**Task brief**
Reproduce each line of the material precisely.

**Material**
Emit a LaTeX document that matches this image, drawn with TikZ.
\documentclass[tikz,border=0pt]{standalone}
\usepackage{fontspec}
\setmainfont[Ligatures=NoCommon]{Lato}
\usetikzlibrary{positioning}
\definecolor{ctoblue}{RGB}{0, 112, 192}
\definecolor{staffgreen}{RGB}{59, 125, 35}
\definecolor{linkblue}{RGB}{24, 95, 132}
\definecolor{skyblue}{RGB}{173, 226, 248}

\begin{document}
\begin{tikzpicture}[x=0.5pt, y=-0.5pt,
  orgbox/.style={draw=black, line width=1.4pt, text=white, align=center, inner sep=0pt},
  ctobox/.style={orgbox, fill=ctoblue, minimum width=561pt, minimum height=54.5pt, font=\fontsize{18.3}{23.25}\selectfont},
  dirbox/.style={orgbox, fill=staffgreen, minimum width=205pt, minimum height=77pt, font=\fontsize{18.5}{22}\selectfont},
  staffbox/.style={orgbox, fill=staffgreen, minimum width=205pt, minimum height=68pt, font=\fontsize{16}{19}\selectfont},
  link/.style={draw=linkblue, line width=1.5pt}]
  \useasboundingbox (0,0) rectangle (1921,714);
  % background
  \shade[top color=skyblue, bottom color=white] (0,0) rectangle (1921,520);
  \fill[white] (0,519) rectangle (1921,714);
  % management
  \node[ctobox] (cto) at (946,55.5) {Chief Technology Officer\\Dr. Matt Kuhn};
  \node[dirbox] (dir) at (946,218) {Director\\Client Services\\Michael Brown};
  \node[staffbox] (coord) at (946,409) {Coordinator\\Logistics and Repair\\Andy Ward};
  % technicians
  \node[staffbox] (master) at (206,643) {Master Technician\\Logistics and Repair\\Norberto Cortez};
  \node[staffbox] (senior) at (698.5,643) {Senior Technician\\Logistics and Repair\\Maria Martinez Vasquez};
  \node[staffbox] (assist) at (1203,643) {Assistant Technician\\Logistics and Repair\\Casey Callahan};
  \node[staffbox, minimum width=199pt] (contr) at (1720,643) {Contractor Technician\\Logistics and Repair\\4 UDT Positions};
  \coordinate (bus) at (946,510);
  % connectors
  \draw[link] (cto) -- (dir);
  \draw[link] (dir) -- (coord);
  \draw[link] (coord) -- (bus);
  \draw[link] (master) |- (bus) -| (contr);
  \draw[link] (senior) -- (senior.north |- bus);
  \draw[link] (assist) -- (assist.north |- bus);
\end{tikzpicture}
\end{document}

**Result**
Emit a LaTeX document that matches this image, drawn with TikZ.
\documentclass[tikz,border=0pt]{standalone}
\usepackage{fontspec}
\setmainfont[Ligatures=NoCommon]{Lato}
\usetikzlibrary{positioning}
\definecolor{ctoblue}{RGB}{0, 112, 192}
\definecolor{staffgreen}{RGB}{59, 125, 35}
\definecolor{linkblue}{RGB}{24, 95, 132}
\definecolor{skyblue}{RGB}{173, 226, 248}

\begin{document}
\begin{tikzpicture}[x=0.5pt, y=-0.5pt,
  orgbox/.style={draw=black, line width=1.4pt, text=white, align=center, inner sep=0pt},
  ctobox/.style={orgbox, fill=ctoblue, minimum width=561pt, minimum height=54.5pt, font=\fontsize{18.3}{23.25}\selectfont},
  dirbox/.style={orgbox, fill=staffgreen, minimum width=205pt, minimum height=77pt, font=\fontsize{18.5}{22}\selectfont},
  staffbox/.style={orgbox, fill=staffgreen, minimum width=205pt, minimum height=68pt, font=\fontsize{16}{19}\selectfont},
  link/.style={draw=linkblue, line width=1.5pt}]
  \useasboundingbox (0,0) rectangle (1921,714);
  % background
  \shade[top color=skyblue, bottom color=white] (0,0) rectangle (1921,520);
  \fill[white] (0,519) rectangle (1921,714);
  % management
  \node[ctobox] (cto) at (946,55.5) {Chief Technology Officer\\Dr. Matt Kuhn};
  \node[dirbox] (dir) at (946,218) {Director\\Client Services\\Michael Brown};
  \node[staffbox] (coord) at (946,409) {Coordinator\\Logistics and Repair\\Andy Ward};
  % technicians
  \node[staffbox] (master) at (206,643) {Master Technician\\Logistics and Repair\\Norberto Cortez};
  \node[staffbox] (senior) at (698.5,643) {Senior Technician\\Logistics and Repair\\Maria Martinez Vasquez};
  \node[staffbox] (assist) at (1203,643) {Assistant Technician\\Logistics and Repair\\Casey Callahan};
  \node[staffbox, minimum width=199pt] (contr) at (1720,643) {Contractor Technician\\Logistics and Repair\\4 UDT Positions};
  \coordinate (bus) at (946,510);
  % connectors
  \draw[link] (cto) -- (dir);
  \draw[link] (dir) -- (coord);
  \draw[link] (coord) -- (bus);
  \draw[link] (master) |- (bus) -| (contr);
  \draw[link] (senior) -- (senior.north |- bus);
  \draw[link] (assist) -- (assist.north |- bus);
\end{tikzpicture}
\end{document}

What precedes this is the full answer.